**What needs to be done**.
Give an exact copy of every line, leaving images out.

**Listed entries**.
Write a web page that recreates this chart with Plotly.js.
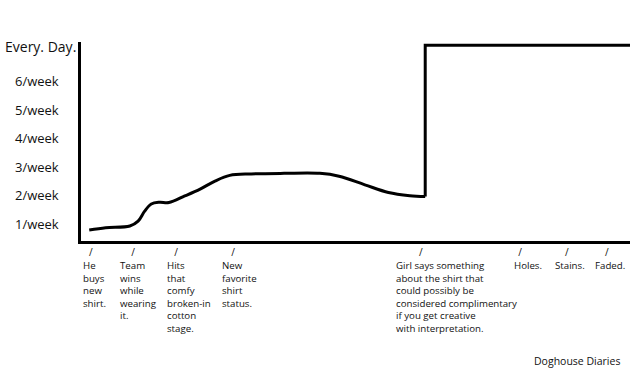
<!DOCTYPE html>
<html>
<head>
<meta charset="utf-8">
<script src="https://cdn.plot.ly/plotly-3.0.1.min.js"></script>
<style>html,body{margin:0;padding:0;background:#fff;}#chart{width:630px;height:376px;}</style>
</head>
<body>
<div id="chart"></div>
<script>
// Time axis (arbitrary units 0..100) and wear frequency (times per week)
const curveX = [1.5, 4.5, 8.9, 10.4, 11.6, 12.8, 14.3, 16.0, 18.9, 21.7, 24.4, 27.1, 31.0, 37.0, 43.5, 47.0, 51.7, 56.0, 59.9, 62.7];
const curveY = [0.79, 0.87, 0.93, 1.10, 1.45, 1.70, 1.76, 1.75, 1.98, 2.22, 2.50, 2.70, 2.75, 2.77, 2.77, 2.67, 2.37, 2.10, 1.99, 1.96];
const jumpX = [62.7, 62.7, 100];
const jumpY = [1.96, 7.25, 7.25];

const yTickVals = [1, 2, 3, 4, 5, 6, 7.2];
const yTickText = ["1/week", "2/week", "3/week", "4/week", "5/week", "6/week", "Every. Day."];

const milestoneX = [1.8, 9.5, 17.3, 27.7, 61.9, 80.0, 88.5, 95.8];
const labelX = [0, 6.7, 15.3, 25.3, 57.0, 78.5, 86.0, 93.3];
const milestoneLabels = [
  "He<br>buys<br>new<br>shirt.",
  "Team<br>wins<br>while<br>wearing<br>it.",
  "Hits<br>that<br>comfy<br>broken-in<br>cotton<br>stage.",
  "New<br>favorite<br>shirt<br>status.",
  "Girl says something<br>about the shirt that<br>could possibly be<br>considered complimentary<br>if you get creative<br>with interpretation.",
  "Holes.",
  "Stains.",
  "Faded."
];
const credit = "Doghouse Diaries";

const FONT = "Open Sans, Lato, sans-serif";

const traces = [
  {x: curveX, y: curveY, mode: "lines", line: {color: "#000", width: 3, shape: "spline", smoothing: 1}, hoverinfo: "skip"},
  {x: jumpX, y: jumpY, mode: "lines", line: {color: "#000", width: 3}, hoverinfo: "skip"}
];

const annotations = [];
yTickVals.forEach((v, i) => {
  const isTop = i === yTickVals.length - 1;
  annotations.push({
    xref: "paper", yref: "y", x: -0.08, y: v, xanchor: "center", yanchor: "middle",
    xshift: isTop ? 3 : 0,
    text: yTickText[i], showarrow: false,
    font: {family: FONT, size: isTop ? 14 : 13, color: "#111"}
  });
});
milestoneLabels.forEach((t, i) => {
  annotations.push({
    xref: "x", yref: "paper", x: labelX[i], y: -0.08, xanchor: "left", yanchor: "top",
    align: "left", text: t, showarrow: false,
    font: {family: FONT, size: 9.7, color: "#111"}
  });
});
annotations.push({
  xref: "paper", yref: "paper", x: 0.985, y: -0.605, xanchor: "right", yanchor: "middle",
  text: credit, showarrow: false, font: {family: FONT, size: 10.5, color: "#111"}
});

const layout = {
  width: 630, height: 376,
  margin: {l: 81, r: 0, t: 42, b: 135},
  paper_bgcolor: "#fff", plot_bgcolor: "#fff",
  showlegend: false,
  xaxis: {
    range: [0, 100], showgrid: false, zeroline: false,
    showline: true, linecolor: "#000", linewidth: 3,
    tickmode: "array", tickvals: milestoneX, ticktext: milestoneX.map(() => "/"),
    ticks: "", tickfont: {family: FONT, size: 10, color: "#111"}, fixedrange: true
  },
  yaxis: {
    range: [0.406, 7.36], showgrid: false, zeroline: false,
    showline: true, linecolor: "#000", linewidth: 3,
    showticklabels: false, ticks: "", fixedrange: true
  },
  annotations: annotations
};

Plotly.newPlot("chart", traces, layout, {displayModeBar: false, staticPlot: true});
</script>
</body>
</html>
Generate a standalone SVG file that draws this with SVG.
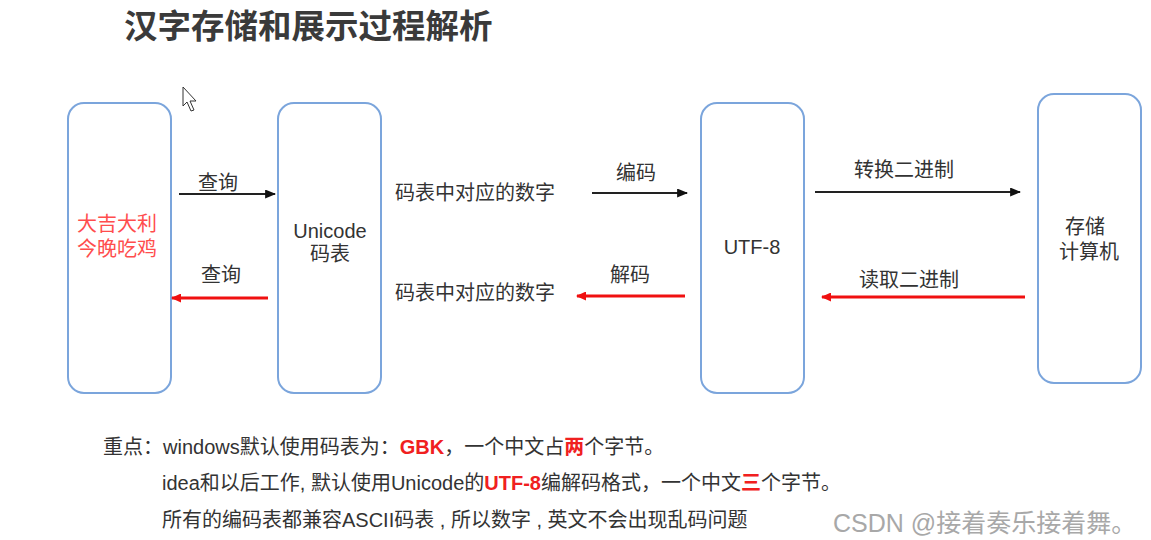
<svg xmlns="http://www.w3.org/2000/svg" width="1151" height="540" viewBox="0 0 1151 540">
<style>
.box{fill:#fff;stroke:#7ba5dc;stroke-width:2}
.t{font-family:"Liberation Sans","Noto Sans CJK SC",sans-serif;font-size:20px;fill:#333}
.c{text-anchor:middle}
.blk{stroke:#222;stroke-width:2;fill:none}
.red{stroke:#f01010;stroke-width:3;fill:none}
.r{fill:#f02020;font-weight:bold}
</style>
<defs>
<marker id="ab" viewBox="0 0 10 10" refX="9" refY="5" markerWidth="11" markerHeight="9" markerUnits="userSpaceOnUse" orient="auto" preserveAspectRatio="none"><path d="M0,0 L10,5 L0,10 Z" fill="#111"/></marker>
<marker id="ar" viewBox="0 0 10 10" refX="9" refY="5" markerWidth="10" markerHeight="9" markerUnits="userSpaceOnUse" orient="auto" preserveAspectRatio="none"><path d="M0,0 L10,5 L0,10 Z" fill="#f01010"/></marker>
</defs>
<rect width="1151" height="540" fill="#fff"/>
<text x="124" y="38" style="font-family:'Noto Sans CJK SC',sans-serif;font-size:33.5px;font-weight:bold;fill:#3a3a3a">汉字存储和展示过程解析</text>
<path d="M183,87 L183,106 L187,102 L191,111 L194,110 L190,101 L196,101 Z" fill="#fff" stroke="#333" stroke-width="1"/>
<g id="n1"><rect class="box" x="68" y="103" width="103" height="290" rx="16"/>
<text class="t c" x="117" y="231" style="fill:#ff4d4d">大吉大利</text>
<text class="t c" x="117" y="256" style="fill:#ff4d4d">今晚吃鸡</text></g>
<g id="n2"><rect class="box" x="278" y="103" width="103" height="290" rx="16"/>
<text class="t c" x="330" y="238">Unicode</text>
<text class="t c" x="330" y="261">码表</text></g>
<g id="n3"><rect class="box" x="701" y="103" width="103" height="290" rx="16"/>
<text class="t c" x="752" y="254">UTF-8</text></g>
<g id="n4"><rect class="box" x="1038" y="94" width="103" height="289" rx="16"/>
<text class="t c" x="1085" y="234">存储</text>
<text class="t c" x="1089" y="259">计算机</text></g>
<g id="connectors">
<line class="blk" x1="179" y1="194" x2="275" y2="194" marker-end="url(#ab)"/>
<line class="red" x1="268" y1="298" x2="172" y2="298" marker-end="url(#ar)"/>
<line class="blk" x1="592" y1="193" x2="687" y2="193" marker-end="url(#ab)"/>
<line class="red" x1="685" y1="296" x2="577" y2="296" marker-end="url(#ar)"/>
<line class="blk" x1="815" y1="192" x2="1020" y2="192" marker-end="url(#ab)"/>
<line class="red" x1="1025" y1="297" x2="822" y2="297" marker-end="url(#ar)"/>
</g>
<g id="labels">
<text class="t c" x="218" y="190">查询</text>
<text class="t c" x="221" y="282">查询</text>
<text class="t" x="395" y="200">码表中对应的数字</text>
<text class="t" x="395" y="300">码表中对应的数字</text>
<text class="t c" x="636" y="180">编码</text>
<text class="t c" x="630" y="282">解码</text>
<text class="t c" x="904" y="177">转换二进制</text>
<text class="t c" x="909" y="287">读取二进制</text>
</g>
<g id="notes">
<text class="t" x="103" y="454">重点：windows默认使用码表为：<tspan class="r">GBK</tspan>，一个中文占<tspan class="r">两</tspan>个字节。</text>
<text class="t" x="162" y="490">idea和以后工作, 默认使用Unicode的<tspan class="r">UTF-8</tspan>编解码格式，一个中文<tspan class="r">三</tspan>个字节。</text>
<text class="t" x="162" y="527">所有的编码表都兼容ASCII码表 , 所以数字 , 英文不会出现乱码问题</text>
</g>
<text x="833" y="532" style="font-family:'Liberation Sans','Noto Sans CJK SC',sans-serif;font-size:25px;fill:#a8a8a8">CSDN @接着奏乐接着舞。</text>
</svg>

**Exercise solution**.
Write a web page that recreates this chart with Plotly.js.
<!DOCTYPE html>
<html>
<head>
<meta charset="utf-8">
<script src="https://cdn.plot.ly/plotly-3.0.1.min.js"></script>
<style>html,body{margin:0;padding:0;background:#fff;}#chart{width:630px;height:376px;}</style>
</head>
<body>
<div id="chart"></div>
<script>
// Time axis (arbitrary units 0..100) and wear frequency (times per week)
const curveX = [1.5, 4.5, 8.9, 10.4, 11.6, 12.8, 14.3, 16.0, 18.9, 21.7, 24.4, 27.1, 31.0, 37.0, 43.5, 47.0, 51.7, 56.0, 59.9, 62.7];
const curveY = [0.79, 0.87, 0.93, 1.10, 1.45, 1.70, 1.76, 1.75, 1.98, 2.22, 2.50, 2.70, 2.75, 2.77, 2.77, 2.67, 2.37, 2.10, 1.99, 1.96];
const jumpX = [62.7, 62.7, 100];
const jumpY = [1.96, 7.25, 7.25];

const yTickVals = [1, 2, 3, 4, 5, 6, 7.2];
const yTickText = ["1/week", "2/week", "3/week", "4/week", "5/week", "6/week", "Every. Day."];

const milestoneX = [1.8, 9.5, 17.3, 27.7, 61.9, 80.0, 88.5, 95.8];
const labelX = [0, 6.7, 15.3, 25.3, 57.0, 78.5, 86.0, 93.3];
const milestoneLabels = [
  "He<br>buys<br>new<br>shirt.",
  "Team<br>wins<br>while<br>wearing<br>it.",
  "Hits<br>that<br>comfy<br>broken-in<br>cotton<br>stage.",
  "New<br>favorite<br>shirt<br>status.",
  "Girl says something<br>about the shirt that<br>could possibly be<br>considered complimentary<br>if you get creative<br>with interpretation.",
  "Holes.",
  "Stains.",
  "Faded."
];
const credit = "Doghouse Diaries";

const FONT = "Open Sans, Lato, sans-serif";

const traces = [
  {x: curveX, y: curveY, mode: "lines", line: {color: "#000", width: 3, shape: "spline", smoothing: 1}, hoverinfo: "skip"},
  {x: jumpX, y: jumpY, mode: "lines", line: {color: "#000", width: 3}, hoverinfo: "skip"}
];

const annotations = [];
yTickVals.forEach((v, i) => {
  const isTop = i === yTickVals.length - 1;
  annotations.push({
    xref: "paper", yref: "y", x: -0.08, y: v, xanchor: "center", yanchor: "middle",
    xshift: isTop ? 3 : 0,
    text: yTickText[i], showarrow: false,
    font: {family: FONT, size: isTop ? 14 : 13, color: "#111"}
  });
});
milestoneLabels.forEach((t, i) => {
  annotations.push({
    xref: "x", yref: "paper", x: labelX[i], y: -0.08, xanchor: "left", yanchor: "top",
    align: "left", text: t, showarrow: false,
    font: {family: FONT, size: 9.7, color: "#111"}
  });
});
annotations.push({
  xref: "paper", yref: "paper", x: 0.985, y: -0.605, xanchor: "right", yanchor: "middle",
  text: credit, showarrow: false, font: {family: FONT, size: 10.5, color: "#111"}
});

const layout = {
  width: 630, height: 376,
  margin: {l: 81, r: 0, t: 42, b: 135},
  paper_bgcolor: "#fff", plot_bgcolor: "#fff",
  showlegend: false,
  xaxis: {
    range: [0, 100], showgrid: false, zeroline: false,
    showline: true, linecolor: "#000", linewidth: 3,
    tickmode: "array", tickvals: milestoneX, ticktext: milestoneX.map(() => "/"),
    ticks: "", tickfont: {family: FONT, size: 10, color: "#111"}, fixedrange: true
  },
  yaxis: {
    range: [0.406, 7.36], showgrid: false, zeroline: false,
    showline: true, linecolor: "#000", linewidth: 3,
    showticklabels: false, ticks: "", fixedrange: true
  },
  annotations: annotations
};

Plotly.newPlot("chart", traces, layout, {displayModeBar: false, staticPlot: true});
</script>
</body>
</html>
Generate a standalone SVG file that draws this with SVG.
<svg xmlns="http://www.w3.org/2000/svg" width="1151" height="540" viewBox="0 0 1151 540">
<style>
.box{fill:#fff;stroke:#7ba5dc;stroke-width:2}
.t{font-family:"Liberation Sans","Noto Sans CJK SC",sans-serif;font-size:20px;fill:#333}
.c{text-anchor:middle}
.blk{stroke:#222;stroke-width:2;fill:none}
.red{stroke:#f01010;stroke-width:3;fill:none}
.r{fill:#f02020;font-weight:bold}
</style>
<defs>
<marker id="ab" viewBox="0 0 10 10" refX="9" refY="5" markerWidth="11" markerHeight="9" markerUnits="userSpaceOnUse" orient="auto" preserveAspectRatio="none"><path d="M0,0 L10,5 L0,10 Z" fill="#111"/></marker>
<marker id="ar" viewBox="0 0 10 10" refX="9" refY="5" markerWidth="10" markerHeight="9" markerUnits="userSpaceOnUse" orient="auto" preserveAspectRatio="none"><path d="M0,0 L10,5 L0,10 Z" fill="#f01010"/></marker>
</defs>
<rect width="1151" height="540" fill="#fff"/>
<text x="124" y="38" style="font-family:'Noto Sans CJK SC',sans-serif;font-size:33.5px;font-weight:bold;fill:#3a3a3a">汉字存储和展示过程解析</text>
<path d="M183,87 L183,106 L187,102 L191,111 L194,110 L190,101 L196,101 Z" fill="#fff" stroke="#333" stroke-width="1"/>
<g id="n1"><rect class="box" x="68" y="103" width="103" height="290" rx="16"/>
<text class="t c" x="117" y="231" style="fill:#ff4d4d">大吉大利</text>
<text class="t c" x="117" y="256" style="fill:#ff4d4d">今晚吃鸡</text></g>
<g id="n2"><rect class="box" x="278" y="103" width="103" height="290" rx="16"/>
<text class="t c" x="330" y="238">Unicode</text>
<text class="t c" x="330" y="261">码表</text></g>
<g id="n3"><rect class="box" x="701" y="103" width="103" height="290" rx="16"/>
<text class="t c" x="752" y="254">UTF-8</text></g>
<g id="n4"><rect class="box" x="1038" y="94" width="103" height="289" rx="16"/>
<text class="t c" x="1085" y="234">存储</text>
<text class="t c" x="1089" y="259">计算机</text></g>
<g id="connectors">
<line class="blk" x1="179" y1="194" x2="275" y2="194" marker-end="url(#ab)"/>
<line class="red" x1="268" y1="298" x2="172" y2="298" marker-end="url(#ar)"/>
<line class="blk" x1="592" y1="193" x2="687" y2="193" marker-end="url(#ab)"/>
<line class="red" x1="685" y1="296" x2="577" y2="296" marker-end="url(#ar)"/>
<line class="blk" x1="815" y1="192" x2="1020" y2="192" marker-end="url(#ab)"/>
<line class="red" x1="1025" y1="297" x2="822" y2="297" marker-end="url(#ar)"/>
</g>
<g id="labels">
<text class="t c" x="218" y="190">查询</text>
<text class="t c" x="221" y="282">查询</text>
<text class="t" x="395" y="200">码表中对应的数字</text>
<text class="t" x="395" y="300">码表中对应的数字</text>
<text class="t c" x="636" y="180">编码</text>
<text class="t c" x="630" y="282">解码</text>
<text class="t c" x="904" y="177">转换二进制</text>
<text class="t c" x="909" y="287">读取二进制</text>
</g>
<g id="notes">
<text class="t" x="103" y="454">重点：windows默认使用码表为：<tspan class="r">GBK</tspan>，一个中文占<tspan class="r">两</tspan>个字节。</text>
<text class="t" x="162" y="490">idea和以后工作, 默认使用Unicode的<tspan class="r">UTF-8</tspan>编解码格式，一个中文<tspan class="r">三</tspan>个字节。</text>
<text class="t" x="162" y="527">所有的编码表都兼容ASCII码表 , 所以数字 , 英文不会出现乱码问题</text>
</g>
<text x="833" y="532" style="font-family:'Liberation Sans','Noto Sans CJK SC',sans-serif;font-size:25px;fill:#a8a8a8">CSDN @接着奏乐接着舞。</text>
</svg>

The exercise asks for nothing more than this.